Über klamme Finanzen hatte zuletzt auch die Spitze der landeseigenen Vivantes-Kliniken geklagt. Weil die Krankenhausreform der Bundesregierung zu Obergrenzen für bestimmte Eingriffe führt, müsse man im wachsenden Berlin mit Verlusten rechnen. Umso wichtiger dürfte sein, dass nun nicht mehr nur Landesmittel fließen – wenn auch wenig im Vergleich zu Hamburg. Vivantes und die ebenfalls landeseigene Charité bekommen unabhängig davon Geld von der Versorgungsanstalt des Bundes und der Länder: Das ist eine Versorgungseinrichtung für Arbeitnehmer des öffentlichen Dienstes, eine Art Rentenkasse, die 15 Millionen Euro an Vivantes und mehr als 20 Millionen Euro an die Universitätsklinik ausschütten wird. Diese Mittel werden die Beschäftigten in den Berliner Kliniken aber nicht darüber hinwegtäuschen, dass viele der Ankündigen vom Donnerstag nur zögerlich umgesetzt werden. Die Personalvorgaben sind eben oft nur Empfehlungen, auch wenn Senator Czaja sagte, er selbst fordere feste Quoten – meist also mehr Personal – auf allen Stationen. Dies allerdings sei eine Frage der Bundespolitik.

Die Kassen begrüßen die neue Hygienekommission

Verhaltenes Lob kam am Donnerstag von den Krankenkassen. Die Techniker Krankenkasse (TK) forderte zwar mehr Investitionen des Landes in die Kliniken. Die Kasse teilte aber mit, man begrüße etwa den angekündigten Einsatz von Hygienekommissionen. Zum Schutz vor Klinikinfektionen, die auch in Berlin ausbrachen, muss jedes Krankenhaus mit mehr als 400 Betten eine Hygienekommission aufstellen und einen Krankenhaushygieniker beschäftigen.
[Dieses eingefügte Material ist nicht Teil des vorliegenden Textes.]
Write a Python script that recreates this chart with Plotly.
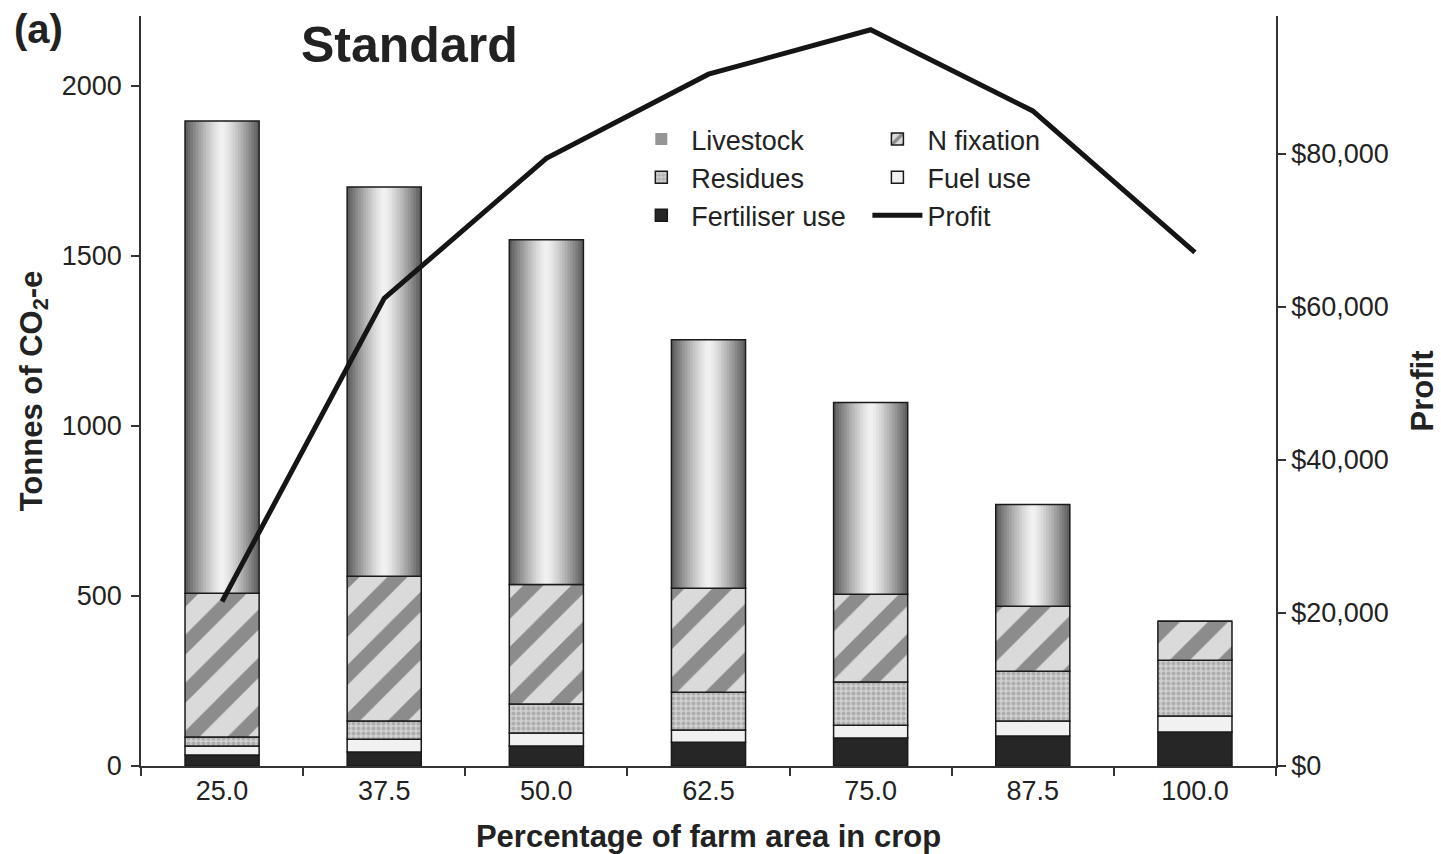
import plotly.graph_objects as go

categories = ["25.0", "37.5", "50.0", "62.5", "75.0", "87.5", "100.0"]
fertiliser = [32, 41, 59, 70, 82, 88, 100]
fuel = [27, 38, 38, 36, 38, 44, 47]
residues = [26, 53, 85, 111, 127, 147, 164]
n_fixation = [423, 426, 352, 306, 258, 191, 115]
livestock = [1389, 1145, 1014, 731, 564, 299, 0]
profit = [21500, 61100, 79400, 90400, 96200, 85600, 67100]
left_ticks = [0, 500, 1000, 1500, 2000]
right_ticks = [0, 20000, 40000, 60000, 80000]
right_labels = ["$0", "$20,000", "$40,000", "$60,000", "$80,000"]

FONT = "Liberation Sans, Arial, sans-serif"
INK = "#222222"
BAR_W = 0.457
edge = dict(color="#1a1a1a", width=1.5)

# stacking bases, computed from the series
base_fuel = [a for a in fertiliser]
base_res = [a + b for a, b in zip(base_fuel, fuel)]
base_nfix = [a + b for a, b in zip(base_res, residues)]
base_live = [a + b for a, b in zip(base_nfix, n_fixation)]

fig = go.Figure()
fig.add_trace(go.Bar(x=categories, y=fertiliser, base=[0] * len(categories), width=BAR_W,
                     name="Fertiliser use",
                     marker=dict(color="#262626", line=edge),
                     legend="legend", legendrank=3))
fig.add_trace(go.Bar(x=categories, y=fuel, base=base_fuel, width=BAR_W, name="Fuel use",
                     marker=dict(color="#f1f1f1", line=edge),
                     legend="legend2", legendrank=2))
fig.add_trace(go.Bar(x=categories, y=residues, base=base_res, width=BAR_W, name="Residues",
                     marker=dict(color="#c4c4c4", line=edge,
                                 pattern=dict(shape=".", fgcolor="#8a8a8a",
                                              bgcolor="#d0d0d0", size=5, solidity=0.5)),
                     legend="legend", legendrank=2))
fig.add_trace(go.Bar(x=categories, y=n_fixation, base=base_nfix, width=BAR_W, name="N fixation",
                     marker=dict(color="#9a9a9a", line=edge,
                                 pattern=dict(shape="/", fgcolor="#3e3e3e",
                                              bgcolor="#dadada", size=34, solidity=0.42)),
                     legend="legend2", legendrank=1))

# Livestock: cylinder-like shading built from concentric layers of the same bar
n_layers = 14
dark, light = 88, 242
for k in range(n_layers):
    frac = 1 - k / n_layers
    r = 1 - (k + 0.5) / n_layers
    g = int(round(light - (light - dark) * r ** 1.3))
    col = f"rgb({g},{g},{g})"
    fig.add_trace(go.Bar(x=categories, y=livestock, base=base_live, width=BAR_W * frac,
                         name="Livestock", marker=dict(color=col, line=dict(width=0)),
                         showlegend=(k == 4), legend="legend", legendrank=1,
                         hoverinfo="skip"))
fig.add_trace(go.Bar(x=categories, y=livestock, base=base_live, width=BAR_W,
                     name="Livestock", showlegend=False,
                     marker=dict(color="rgba(0,0,0,0)", line=edge), hoverinfo="skip"))

fig.add_trace(go.Scatter(x=categories, y=profit, name="Profit", yaxis="y2",
                         mode="lines", line=dict(color="#151515", width=5),
                         legend="legend2", legendrank=3))

axis_common = dict(showline=True, linecolor="#333333", linewidth=1.5,
                   ticks="outside", ticklen=8, tickcolor="#333333", tickwidth=1.5,
                   showgrid=False, zeroline=False, automargin=False,
                   tickfont=dict(family=FONT, size=27, color=INK))

fig.update_layout(
    width=1441, height=854, autosize=False,
    margin=dict(l=141, r=165, t=16, b=88),
    paper_bgcolor="white", plot_bgcolor="white",
    barmode="overlay",
    font=dict(family=FONT, color=INK),
    xaxis=dict(type="category", tickson="boundaries",
               title=dict(text="<b>Percentage of farm area in crop</b>",
                          font=dict(family=FONT, size=31, color=INK), standoff=20),
               **axis_common),
    yaxis=dict(range=[0, 2206], tickvals=left_ticks,
               ticklabelstandoff=4,
               title=dict(text="<b>Tonnes of CO<sub>2</sub>-e</b>",
                          font=dict(family=FONT, size=31, color=INK), standoff=10),
               **axis_common),
    yaxis2=dict(range=[0, 98000], tickvals=right_ticks, ticktext=right_labels,
                overlaying="y", side="right", ticklabelstandoff=0,
                title=dict(text="<b>Profit</b>",
                           font=dict(family=FONT, size=31, color=INK), standoff=24),
                **axis_common),
    legend=dict(x=0.432, y=0.868, xanchor="left", yanchor="top", traceorder="normal",
                bgcolor="rgba(0,0,0,0)", font=dict(family=FONT, size=27, color=INK),
                itemwidth=50, tracegroupgap=0),
    legend2=dict(x=0.640, y=0.868, xanchor="left", yanchor="top", traceorder="normal",
                 bgcolor="rgba(0,0,0,0)", font=dict(family=FONT, size=27, color=INK),
                 itemwidth=50, tracegroupgap=0),
    showlegend=True,
    annotations=[
        dict(text="<b>Standard</b>", xref="paper", yref="paper", x=0.237, y=0.961,
             xanchor="center", yanchor="middle", showarrow=False,
             font=dict(family=FONT, size=50, color=INK)),
        dict(text="<b>(a)</b>", xref="paper", yref="paper", x=-0.090, y=0.983,
             xanchor="center", yanchor="middle", showarrow=False,
             font=dict(family=FONT, size=40, color=INK)),
    ],
)

fig.write_html("out.html", config={"displayModeBar": False},
               post_script="document.body.style.margin='0px';")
Zentraler Ansprechpartner für die Kliniken ist neben Czaja vor allem Finanzsenator Matthias Kollatz-Ahnen (SPD). Er verwaltet nicht nur die Landesmittel, sondern sitzt in den Aufsichtsräten von Charité und Vivantes. Beamte beider Senatsverwaltungen bestätigten, trotz der Zerwürfnisse in der SPD-CDU-Koalition und des anstehenden Wahlkampfes arbeiteten Czaja und Kollatz-Ahnen fast reibungsfrei zusammen. Das Abgeordnetenhaus muss der Senat nicht fürchten. Der Krankenhausplan ist ein Verwaltungsakt, kein Gesetz, über das noch abgestimmt werden müsste.